I'll boil the problem down to this, given two arbitrary floating point numbers, how do you decide what epsilon to use? You can't.
How can you compare 1e23 and 1.0001e23 with an epsilon and still compare 1e-23 and 5.2e-23 using the same epsilon? Sure, you can do some dynamic epsilon tricks, but that is the whole point to the integer compare (which does NOT require the integers be exact).
The integer compare is able to compare two floats using an epsilon relative to the magnitude of the numbers.
EDIT
Steve, lets look at what you said in the comments:
"But you know what equality means to you... Hence, you should be able to find an appropriate epsilon".
Turn this statement around to say:
"If you know what equality means to you, then you should be able to find an appropriate epsilon."
The whole point to what I am trying to say is that there are applications where we don't know what equality means in the absolute sense, thus we have to resort to a relative compare which is what the integer version is trying to do.

When it comes to speed, follow these rules:
If you're not a very experienced developer, don't optimize.
If you are an experienced developer, don't optimize yet.
Do the easiest method.
Alex

Oskar's right. Don't screw with this unless you really, really need that performance.
And you don't. If you were in the situation that did, you wouldn't have needed to ask the question -- you'd already know. If you think you do, then you don't. Your performance problems lie elsewhere. Just use the readable version.
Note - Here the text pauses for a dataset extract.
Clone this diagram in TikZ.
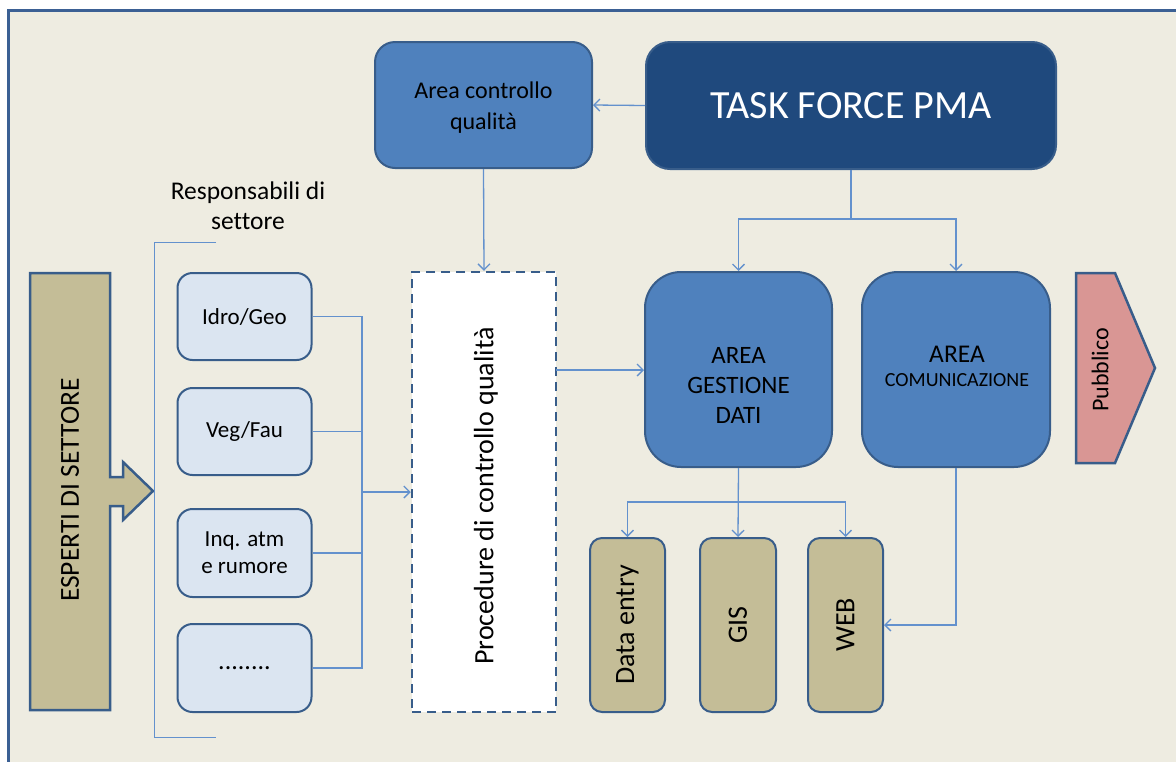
\documentclass[tikz,border=0pt]{standalone}
\usepackage{fontspec}
\setmainfont{Carlito}[Ligatures=NoCommon]
\usetikzlibrary{arrows.meta}
\definecolor{figBg}{RGB}{238,236,225}
\definecolor{figFrame}{RGB}{59,96,148}
\definecolor{figEdge}{RGB}{56,93,138}
\definecolor{figMid}{RGB}{79,129,189}
\definecolor{figDark}{RGB}{31,73,125}
\definecolor{figLight}{RGB}{219,229,241}
\definecolor{figTan}{RGB}{196,189,151}
\definecolor{figPink}{RGB}{217,150,148}
\definecolor{figLine}{RGB}{99,145,205}
\newcommand{\figfont}[2]{\fontsize{#1}{#2}\selectfont}
\tikzset{box/.style={draw=figEdge, line width=2pt, align=center, inner sep=0pt},
  conn/.style={figLine, line width=1.3pt},
  arr/.style={conn, -{Straight Barb[length=6pt,width=12pt]}}}

\begin{document}
\begin{tikzpicture}[x=1pt,y=-1pt]
\useasboundingbox (0,0) rectangle (1176,761);
% frame of the slide, open at right and bottom
\fill[figBg] (8,10) rectangle (1190,775);
\draw[figFrame, line width=3pt] (1190,10) -- (8,10) -- (8,775);
% top row
\node[box, fill=figMid, rounded corners=20pt, minimum width=217pt, minimum height=126pt] (acq) at (483.5,105) {};
\node[align=center, font=\figfont{24}{31}] (acqtxt) at (483.5,108) {Area controllo\\qualità};
\node[box, fill=figDark, rounded corners=24pt, minimum width=410pt, minimum height=127pt, text=white, font=\figfont{40}{44}] (tf) at (851,105.5) {TASK FORCE PMA};
% left: experts arrow and sector boxes
\filldraw[fill=figTan, draw=figEdge, line width=2.5pt] (30,273) -- (110,273) -- (110,477) -- (123,477) -- (123,462) -- (153,491) -- (123,520) -- (123,506) -- (110,506) -- (110,710) -- (30,710) -- cycle;
\node[rotate=90, font=\figfont{27.5}{30}] (esp) at (70,490) {ESPERTI DI SETTORE};
\node[align=center, font=\figfont{25.5}{30}] (resp) at (248,206) {Responsabili di\\settore};
\draw[figLine, line width=1pt] (216,242) -- (154,242) -- (154,737) -- (216,737);
\node[box, fill=figLight, rounded corners=15pt, minimum width=134pt, minimum height=87pt, font=\figfont{23}{27}] (idro) at (244.5,316.5) {Idro/Geo};
\node[box, fill=figLight, rounded corners=15pt, minimum width=134pt, minimum height=87pt, font=\figfont{23}{27}] (veg) at (244.5,431.5) {Veg/Fau};
\node[box, fill=figLight, rounded corners=15pt, minimum width=134pt, minimum height=88pt, font=\figfont{23}{27}] (inq) at (244.5,553) {Inq. atm\\e rumore};
\node[box, fill=figLight, rounded corners=15pt, minimum width=134pt, minimum height=88pt, font=\figfont{26}{27}] (dots) at (244.5,668) {........};
% collector into the quality procedures
\coordinate (bus) at (362,492);
\draw[conn] (idro.east) -| (bus);
\draw[conn] (veg.east) -| (bus);
\draw[conn] (inq.east) -| (bus);
\draw[conn] (dots.east) -| (bus);
\node[box, fill=white, dashed, dash pattern=on 9pt off 6pt, line width=2.5pt, minimum width=144pt, minimum height=440pt] (proc) at (484,492) {};
\node[rotate=90, font=\figfont{28}{30}] (proctxt) at (486,496) {Procedure di controllo qualità};
\draw[arr] (bus) -- (proc.west);
\draw[arr] (acq.south) -- (proc.north);
\draw[arr] (tf.west) -- (acq.east);
% areas
\node[box, fill=figMid, rounded corners=36pt, minimum width=187pt, minimum height=195pt] (agd) at (738.5,369.5) {};
\node[align=center, font=\figfont{25}{30}] (agdtxt) at (738.5,385) {AREA\\GESTIONE\\DATI};
\node[box, fill=figMid, rounded corners=36pt, minimum width=188pt, minimum height=195pt] (acom) at (956,369.5) {};
\node[font=\figfont{25.5}{30}] (acomtop) at (957,354) {AREA};
\node[font=\figfont{20}{24}] (acombot) at (957,380) {COMUNICAZIONE};
\coordinate (tfsplit) at (851,219);
\draw[conn] (tf.south) -- (tfsplit);
\draw[arr] (tfsplit) -| (agd.north);
\draw[arr] (tfsplit) -| (acom.north);
\coordinate (qout) at (556,370);
\draw[arr] (qout) -- (qout -| agd.west);
% public
\filldraw[fill=figPink, draw=figEdge, line width=2.5pt] (1076,273) -- (1115,273) -- (1155,368) -- (1115,463) -- (1076,463) -- cycle;
\node[rotate=90, font=\figfont{24}{26}] (pub) at (1100,370) {Pubblico};
% tools
\node[box, fill=figTan, rounded corners=12pt, minimum width=75pt, minimum height=174pt] (dentry) at (627.5,625) {};
\node[rotate=90, font=\figfont{28}{30}] (dentrytxt) at (dentry.center) {Data entry};
\node[box, fill=figTan, rounded corners=12pt, minimum width=76pt, minimum height=174pt] (gis) at (738,625) {};
\node[rotate=90, font=\figfont{28}{30}] (gistxt) at (gis.center) {GIS};
\node[box, fill=figTan, rounded corners=12pt, minimum width=75pt, minimum height=174pt] (web) at (845.5,625) {};
\node[rotate=90, font=\figfont{28}{30}] (webtxt) at (web.center) {WEB};
\coordinate (gsplit) at (738,502);
\draw[arr] (agd.south) -- (gis.north);
\draw[arr] (gsplit) -| (dentry.north);
\draw[arr] (gsplit) -| (web.north);
\draw[arr] (acom.south) |- (web.east);
\end{tikzpicture}
\end{document}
Using any method that compares bitwise will result in trouble when fractions are represented by approximations. All floating point numbers with fractions that are not denominated in powers of two (1/2, 1/4, 1/8, 1/65536, &c) are approximated. So, of course, are all irrational numbers.
float third = 1/3;
float two=2.0;
float another_two=third*6.0;
if(two != another_two)
print ("Approximation!\n");
The only time comparing bitwise would work is when you derive the floating point numbers exactly the same way or they are exact representations (whole numbers, fraction powers of two). Even then, there can be multiple representations of some numbers, though I have never seen this in a working system.